Par Dohotani Yeo
Autrefois importateur de produits transformés, la Côte d’Ivoire est aujourd’hui la deuxième puissance mondiale de transformation de noix de cajou. En vingt ans à peine, le pays s’est réinventé, passant du statut d’exportateur brut à celui d’acteur industriel majeur. Une mue silencieuse mais spectaculaire, symbole d’une Afrique qui choisit enfin de transformer localement ses richesses.
Dans la zone industrielle de Yopougon, à Abidjan, l’usine de Clagri-Cajou bourdonne. Des ouvriers y manipulent des tonnes de noix, dans une chorégraphie de machines qui trient, décortiquent, cuisent et conditionnent. En 2024, plus de 1800 tonnes par jour y sont traitées.
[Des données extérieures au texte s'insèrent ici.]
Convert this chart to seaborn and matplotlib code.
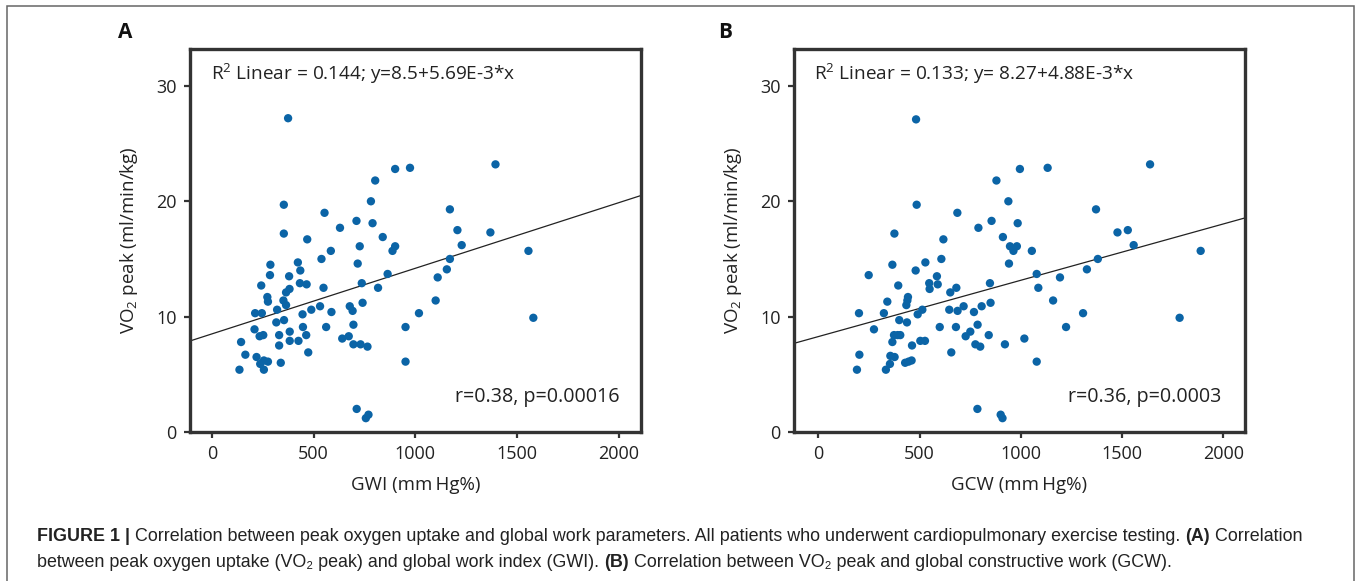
import numpy as np
import pandas as pd
import seaborn as sns
import matplotlib
matplotlib.use("Agg")
import matplotlib.pyplot as plt
from matplotlib import font_manager as fm
from matplotlib.patches import Rectangle

# ---------------- data ----------------
gwi = [375, 901, 974, 803, 354, 782, 554, 711, 790, 630,
       354, 469, 840, 727, 901, 888, 585, 539, 423, 288,
       717, 435, 286, 380, 864, 433, 466, 243, 382, 365,
       737, 817, 549, 273, 276, 352, 365, 741, 321, 532,
       489, 678, 692, 213, 246, 446, 588, 355, 317, 696,
       562, 448, 952, 210, 383, 331, 464, 253, 235, 641,
       673, 144, 383, 426, 331, 696, 731, 765, 165, 474,
       220, 256, 276, 238, 339, 952, 136, 256, 712, 770,
       757, 1018, 1100, 1110, 1394, 1170, 1207, 1369, 1228, 1556,
       1170, 1155, 1580]
vo2_a = [27.2, 22.8, 22.9, 21.8, 19.7, 20.0, 19.0, 18.3, 18.1, 17.7,
         17.2, 16.7, 16.9, 16.1, 16.1, 15.7, 15.7, 15.0, 14.7, 14.5,
         14.6, 14.0, 13.6, 13.5, 13.7, 12.9, 12.8, 12.7, 12.4, 12.1,
         12.9, 12.5, 12.5, 11.7, 11.3, 11.4, 11.0, 11.2, 10.6, 10.9,
         10.6, 10.9, 10.5, 10.3, 10.3, 10.2, 10.4, 9.7, 9.5, 9.3,
         9.1, 9.1, 9.1, 8.9, 8.7, 8.4, 8.4, 8.4, 8.3, 8.1,
         8.3, 7.8, 7.9, 7.9, 7.5, 7.6, 7.6, 7.4, 6.7, 6.9,
         6.5, 6.2, 6.1, 5.9, 6.0, 6.1, 5.4, 5.4, 2.0, 1.5,
         1.2, 10.3, 11.4, 13.4, 23.2, 19.3, 17.5, 17.3, 16.2, 15.7,
         15.0, 14.1, 9.9]

gcw = [483, 996, 880, 939, 486, 687, 856, 985, 791, 376,
       912, 618, 947, 981, 964, 1055, 608, 529, 942, 366,
       481, 249, 586, 1079, 548, 590, 395, 848, 550, 682,
       1087, 652, 341, 443, 440, 435, 851, 807, 718, 647,
       688, 514, 491, 201, 324, 769, 400, 438, 787, 600,
       680, 275, 751, 374, 392, 405, 842, 728, 1018, 366,
       504, 527, 463, 776, 800, 922, 203, 657, 356, 377,
       354, 429, 446, 461, 191, 334, 1079, 786, 901, 910,
       1133, 1639, 1372, 1478, 1529, 1558, 1889, 1381, 1327, 1194,
       1160, 1308, 1224, 1785]
vo2_b = [27.1, 22.8, 21.8, 20.0, 19.7, 19.0, 18.3, 18.1, 17.7, 17.2,
         16.9, 16.7, 16.1, 16.1, 15.7, 15.7, 15.0, 14.7, 14.6, 14.5,
         14.0, 13.6, 13.5, 13.7, 12.9, 12.8, 12.7, 12.9, 12.4, 12.5,
         12.5, 12.1, 11.3, 11.7, 11.4, 11.0, 11.2, 10.9, 10.9, 10.6,
         10.5, 10.6, 10.2, 10.3, 10.3, 10.4, 9.7, 9.5, 9.3, 9.1,
         9.1, 8.9, 8.7, 8.4, 8.4, 8.4, 8.4, 8.3, 8.1, 7.8,
         7.9, 7.9, 7.5, 7.6, 7.4, 7.6, 6.7, 6.9, 6.6, 6.5,
         5.9, 6.0, 6.1, 6.2, 5.4, 5.4, 6.1, 2.0, 1.5, 1.2,
         22.9, 23.2, 19.3, 17.3, 17.5, 16.2, 15.7, 15.0, 14.1, 13.4,
         11.4, 10.3, 9.1, 9.9]

fit_intercepts = [8.5, 8.27]
fit_slopes = [5.69e-3, 4.88e-3]
x_labels = ["GWI (mm\u2009Hg%)", "GCW (mm\u2009Hg%)"]
panel_letters = ["A", "B"]
fit_texts = ["R$^2$ Linear = 0.144; y=8.5+5.69E-3*x",
             "R$^2$ Linear = 0.133; y= 8.27+4.88E-3*x"]
corr_texts = ["r=0.38, p=0.00016", "r=0.36, p=0.0003"]
x_ticks = [0, 500, 1000, 1500, 2000]
y_ticks = [0, 10, 20, 30]

# ---------------- style ----------------
sns.set_theme(style="ticks")
names = {f.name for f in fm.fontManager.ttflist}
main_font = "Open Sans" if "Open Sans" in names else "DejaVu Sans"
cap_font = "Liberation Sans Narrow" if "Liberation Sans Narrow" in names else "Liberation Sans"
plt.rcParams["font.family"] = [main_font, "DejaVu Sans"]
plt.rcParams["mathtext.fontset"] = "custom"
plt.rcParams["mathtext.rm"] = main_font
plt.rcParams["mathtext.it"] = main_font + ":italic"
plt.rcParams["mathtext.bf"] = main_font + ":bold"

W, H = 1357, 581
fig = plt.figure(figsize=(W / 100, H / 100), dpi=100)
fig.patch.set_facecolor("white")

SPINE = "#333333"
BLUE = "#0b64a6"

axes_left = [190, 794]
ax_w, ax_top, ax_bot = 451, 49, 432
xlims = [(-107, 2109), (-120, 2108)]

dfA = pd.DataFrame({"x": gwi, "y": vo2_a})
dfB = pd.DataFrame({"x": gcw, "y": vo2_b})
frames = [dfA, dfB]
fit_text_x = [0.046, 0.044]
corr_text_x = [0.953, 0.948]
letter_x = [125, 725]

for i in range(2):
    ax = fig.add_axes([axes_left[i] / W, 1 - ax_bot / H, ax_w / W, (ax_bot - ax_top) / H])
    sns.scatterplot(data=frames[i], x="x", y="y", ax=ax, color=BLUE, s=36,
                    edgecolor="none", linewidth=0, zorder=3)
    ax.axline((0, fit_intercepts[i]), slope=fit_slopes[i], color="#222222", lw=0.9, zorder=2)
    ax.set_xlim(*xlims[i])
    ax.set_ylim(0, 33.2)
    ax.set_xticks(x_ticks)
    ax.set_yticks(y_ticks)
    for sp in ax.spines.values():
        sp.set_color(SPINE)
        sp.set_linewidth(2.4)
    ax.tick_params(axis="both", direction="out", length=4.5, width=1.6, color=SPINE,
                   labelsize=13, labelcolor="#222222", pad=5)
    ax.set_xlabel(x_labels[i], fontsize=13.5, color="#222222", labelpad=9)
    ax.set_ylabel("VO$_2$ peak (ml/min/kg)", fontsize=13.5, color="#222222", labelpad=12)
    ax.text(fit_text_x[i], 0.919, fit_texts[i], transform=ax.transAxes, fontsize=13.7,
            color="#222222", ha="left", va="baseline")
    ax.text(corr_text_x[i], 0.0775, corr_texts[i], transform=ax.transAxes, fontsize=14.2,
            color="#222222", ha="right", va="baseline")
    fig.text(letter_x[i] / W, 1 - 33 / H, panel_letters[i], fontsize=15, fontweight="bold",
             ha="center", va="center", color="#111111")

# outer frame
fig.add_artist(Rectangle((7 / W, -0.05), (1354 - 7) / W, 1 - 6 / H + 0.05,
                         transform=fig.transFigure, fill=False, edgecolor="#666666", lw=1.1))

# ---------------- caption ----------------
line1 = [("FIGURE 1 |", "bold"),
         (" Correlation between peak oxygen uptake and global work parameters. All patients who underwent cardiopulmonary exercise testing. ", "normal"),
         ("(A)", "bold"), (" Correlation", "normal")]
line2 = [("between peak oxygen uptake (VO\u2082 peak) and global work index (GWI). ", "normal"),
         ("(B)", "bold"),
         (" Correlation between VO\u2082 peak and global constructive work (GCW).", "normal")]

renderer = fig.canvas.get_renderer()
cap_family = [cap_font, "DejaVu Sans"]


def draw_line(segs, x0, yb, size, draw=True):
    x = x0
    arts = []
    for s, w in segs:
        t = fig.text(x / W, 1 - yb / H, s, fontsize=size, fontweight=w, family=cap_family,
                     color="#222222", ha="left", va="baseline")
        bb = t.get_window_extent(renderer)
        x += bb.width
        arts.append(t)
    if not draw:
        for a in arts:
            a.remove()
    return x - x0


ref = draw_line(line1, 37, 540, 12, draw=False)
cap_size = 12 * (1265 / ref)
draw_line(line1, 37, 541, cap_size)
draw_line(line2, 37, 567, cap_size)

fig.savefig("out.png", dpi=100, facecolor="white")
Ce qui n’était en 2018 qu’un vieux hangar rempli d’équipements d’occasion venus d’Asie est devenu une vitrine de la souveraineté industrielle ivoirienne.
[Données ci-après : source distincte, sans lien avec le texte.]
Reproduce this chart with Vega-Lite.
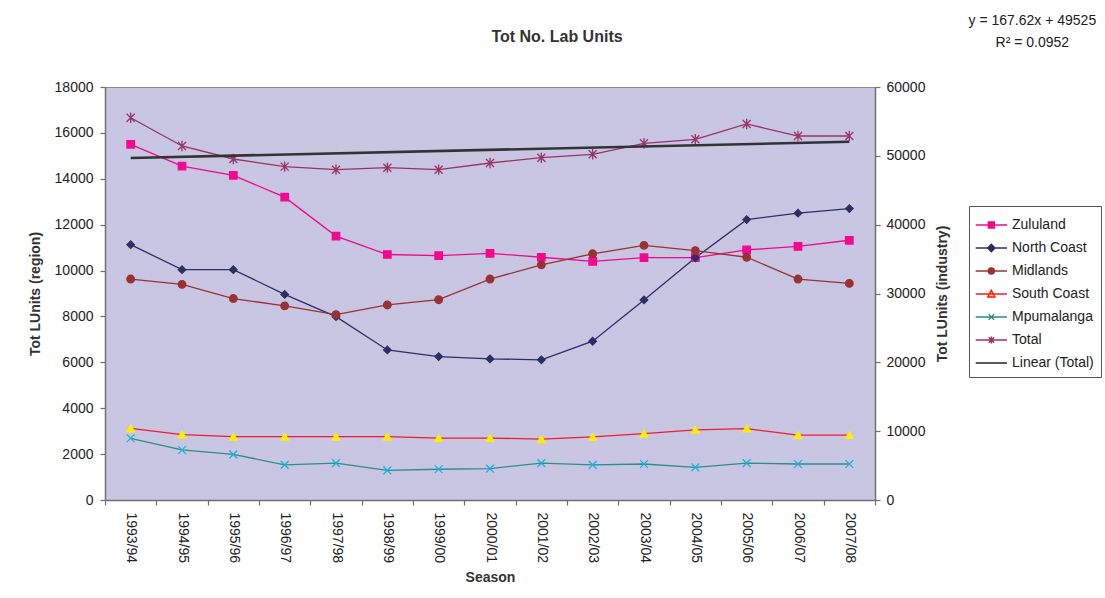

Une politique volontariste, des résultats visibles
Tout a basculé à partir de 2019, lorsque l’État ivoirien a lancé une série de réformes décisives : suppression de certaines taxes à l’export, subventions ciblées, fiscalité incitative pour les usines locales. L’effet a été immédiat. En moins de cinq ans, la part des noix transformées localement est passée de 6 % à plus de 20 %, avec pour ambition d’atteindre les 50 % d’ici 2027.
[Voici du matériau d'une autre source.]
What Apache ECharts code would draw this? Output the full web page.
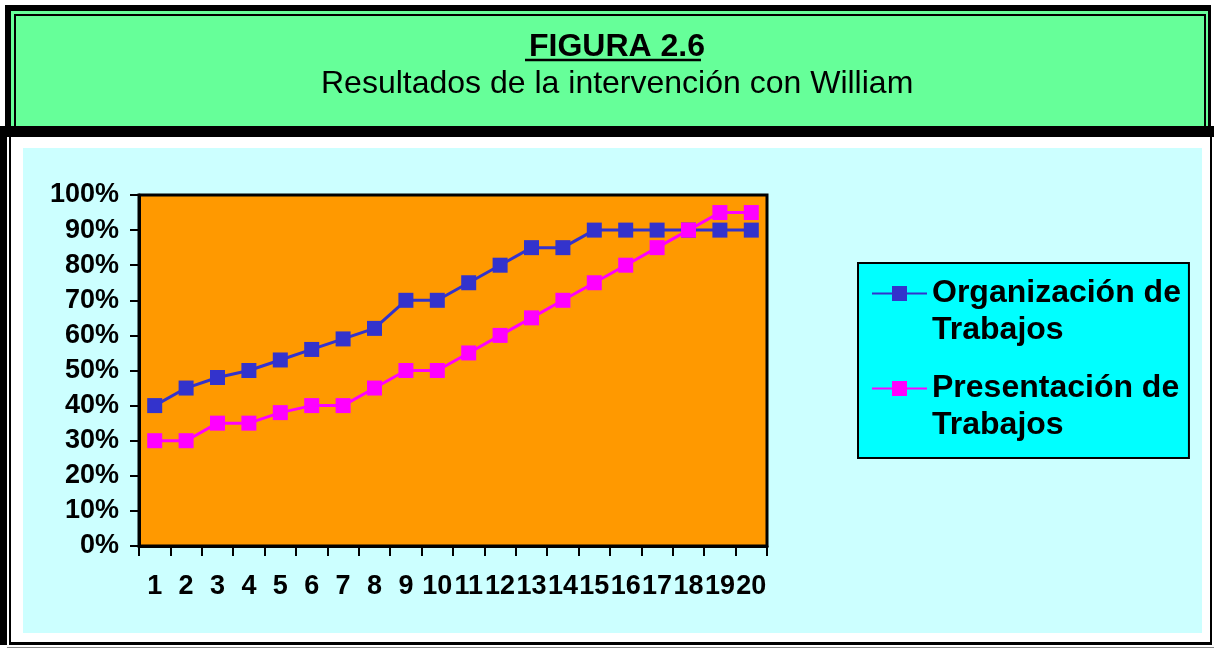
<!DOCTYPE html>
<html>
<head>
<meta charset="utf-8">
<script src="https://cdn.jsdelivr.net/npm/echarts@6/dist/echarts.min.js"></script>
<style>
  html, body { margin: 0; padding: 0; background: #fff; }
  #wrap { position: relative; width: 1214px; height: 651px; overflow: hidden; background: #fff; }
  .b { position: absolute; }
  #chart { position: absolute; left: 0; top: 0; width: 1214px; height: 651px; }
</style>
</head>
<body>
<div id="wrap">
  <!-- header frame -->
  <div class="b" style="left:5px;top:5px;width:1206px;height:122px;background:#000;"></div>
  <div class="b" style="left:11px;top:11px;width:1197px;height:116px;background:#66FF99;"></div>
  <div class="b" style="left:14px;top:14px;width:1188px;height:110px;border:2px solid #000;border-bottom:none;background:#66FF99;"></div>
  <!-- separator band -->
  <div class="b" style="left:0px;top:126px;width:1214px;height:11px;background:#000;"></div>
  <!-- lower frame -->
  <div class="b" style="left:0px;top:126px;width:7px;height:519px;background:#000;"></div>
  <div class="b" style="left:9px;top:137px;width:2px;height:508px;background:#000;"></div>
  <div class="b" style="left:9px;top:642px;width:1203px;height:3px;background:#000;"></div>
  <div class="b" style="left:1210px;top:137px;width:2px;height:508px;background:#000;"></div>
  <div class="b" style="left:7px;top:647px;width:1207px;height:1px;background:#888;"></div>
  <!-- chart area background -->
  <div class="b" style="left:23px;top:148px;width:1179px;height:485px;background:#CCFFFF;"></div>
  <div id="chart"></div>
</div>
<script>
const categories = ['1','2','3','4','5','6','7','8','9','10','11','12','13','14','15','16','17','18','19','20'];
const organizacionTrabajos = [40,45,48,50,53,56,59,62,70,70,75,80,85,85,90,90,90,90,90,90];
const presentacionTrabajos = [30,30,35,35,38,40,40,45,50,50,55,60,65,70,75,80,85,90,95,95];
const seriesNames = ['Organización de Trabajos', 'Presentación de Trabajos'];
const seriesColors = ['#3333CC', '#FF00FF'];
const titleText = 'FIGURA 2.6';
const subtitleText = 'Resultados de la intervención con William';

const FONT = '"Liberation Sans", Arial, Helvetica, sans-serif';
const legendIcon = 'path://M0 0 M55 74 M0 17.5 L20 17.5 L20 11 L35 11 L35 17.5 L55 17.5 L55 19.5 L35 19.5 L35 26 L20 26 L20 19.5 L0 19.5 Z';

const chart = echarts.init(document.getElementById('chart'), null, { renderer: 'canvas' });
chart.setOption({
  backgroundColor: 'transparent',
  animation: false,
  title: [
    {
      text: titleText, left: 524, top: 24,
      textStyle: { fontFamily: FONT, fontSize: 32, fontWeight: 'bold', color: '#000', lineHeight: 36 }
    },
    {
      text: subtitleText, left: 316, top: 61,
      textStyle: { fontFamily: FONT, fontSize: 32, fontWeight: 'normal', color: '#000', lineHeight: 36 }
    }
  ],
  graphic: [
    { type: 'line', silent: true, shape: { x1: 525, y1: 60, x2: 701, y2: 60 }, style: { stroke: '#000', lineWidth: 2.5 } }
  ],
  legend: {
    orient: 'vertical',
    left: 858, top: 263,
    padding: [12, 8, 14, 14],
    itemGap: 21,
    itemWidth: 55, itemHeight: 74,
    backgroundColor: '#00FFFF',
    borderColor: '#000', borderWidth: 2, borderRadius: 0,
    selectedMode: false,
    data: seriesNames.map(n => ({ name: n, icon: legendIcon })),
    formatter: name => name.replace(' Trabajos', '\nTrabajos'),
    textStyle: { fontFamily: FONT, fontSize: 32, fontWeight: 'bold', color: '#000', lineHeight: 37 }
  },
  grid: {
    left: 139, top: 195, width: 628, height: 351,
    show: true, backgroundColor: '#FF9900', borderColor: '#000', borderWidth: 3,
    containLabel: false
  },
  xAxis: {
    type: 'category',
    data: categories,
    boundaryGap: true,
    axisLine: { show: true, lineStyle: { color: '#000', width: 3 } },
    axisTick: { show: true, alignWithLabel: false, interval: 0, length: 10, inside: false, lineStyle: { color: '#000', width: 2 } },
    axisLabel: { interval: 0, margin: 27, fontFamily: FONT, fontSize: 27, fontWeight: 'bold', color: '#000' },
    splitLine: { show: false }
  },
  yAxis: {
    type: 'value',
    min: 0, max: 100, interval: 10,
    axisLine: { show: true, lineStyle: { color: '#000', width: 3 } },
    axisTick: { show: true, length: 9, inside: false, lineStyle: { color: '#000', width: 2 } },
    axisLabel: { formatter: '{value}%', margin: 20, fontFamily: FONT, fontSize: 27, fontWeight: 'bold', color: '#000' },
    splitLine: { show: false }
  },
  series: [
    {
      name: seriesNames[0], type: 'line', data: organizacionTrabajos,
      symbol: 'rect', symbolSize: 15,
      itemStyle: { color: seriesColors[0] },
      lineStyle: { color: seriesColors[0], width: 3 },
      emphasis: { disabled: true }
    },
    {
      name: seriesNames[1], type: 'line', data: presentacionTrabajos,
      symbol: 'rect', symbolSize: 15,
      itemStyle: { color: seriesColors[1] },
      lineStyle: { color: seriesColors[1], width: 3 },
      emphasis: { disabled: true }
    }
  ]
});
</script>
</body>
</html>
Les investissements dans l’agro-industrie se sont multipliés. Plus de 30 usines de transformation ont ouvert leurs portes, accompagnant l’explosion de la demande mondiale. Le cajou, produit longtemps marginalisé, est devenu une priorité stratégique. Aujourd’hui, la Côte d’Ivoire devance le Brésil et talonne l’Inde, longtemps hégémonique dans le secteur.
Une locomotive régionale
Cette dynamique n’est pas sans effet sur l’économie globale. Entre 2011 et 2024, le PIB ivoirien a presque doublé, passant de 44 milliards à plus de 78 milliards de dollars. Ce bond n’est pas dû uniquement aux matières premières brutes, mais à la montée en puissance de l’industrie locale, désormais moteur d’emplois, d’innovation et de stabilité.
Dans le Nord du pays, la ville de Boundiali devient un pôle de transformation, attirant les jeunes diplômés en quête d’une autre vie que l’exode vers Abidjan. À Korhogo ou à Ferké, des coopératives voient le jour et dynamisent les économies locales. L’industrie du cajou devient aussi un vecteur d’aménagement du territoire.
Une revanche sur l’Histoire
Il y a une forme de revanche économique et symbolique dans cette montée en puissance. Le continent africain, longtemps relégué au rôle d’exportateur de matières brutes, démontre ici qu’il peut maîtriser ses chaînes de valeur, créer des emplois durables et offrir une alternative crédible à l’importation asiatique. La pandémie de COVID-19, en perturbant les chaînes logistiques mondiales, a été un catalyseur de cette bascule.
Aujourd’hui, la noix de cajou ivoirienne est nettoyée, décortiquée, conditionnée et exportée directement vers les grandes chaînes de supermarché d’Europe ou d’Amérique, sans transiter par le Vietnam ou l’Inde. Une révolution silencieuse mais profonde.
Le pari industriel est lancé
Au-delà du cajou, cette dynamique sert de matrice pour d’autres filières : le coton, le karité, le cacao. Le pays mise aussi sur le développement d’une industrie d’emballage, de logistique et de formation technique, pour soutenir durablement sa stratégie.
Le message est clair : l’Afrique n’a pas vocation à rester l’atelier du monde, elle peut devenir le cœur de la transformation mondiale. La Côte d’Ivoire l’a compris, et elle trace la voie. Lentement mais sûrement, l’agro-industrie est en train de redessiner l’avenir économique du pays.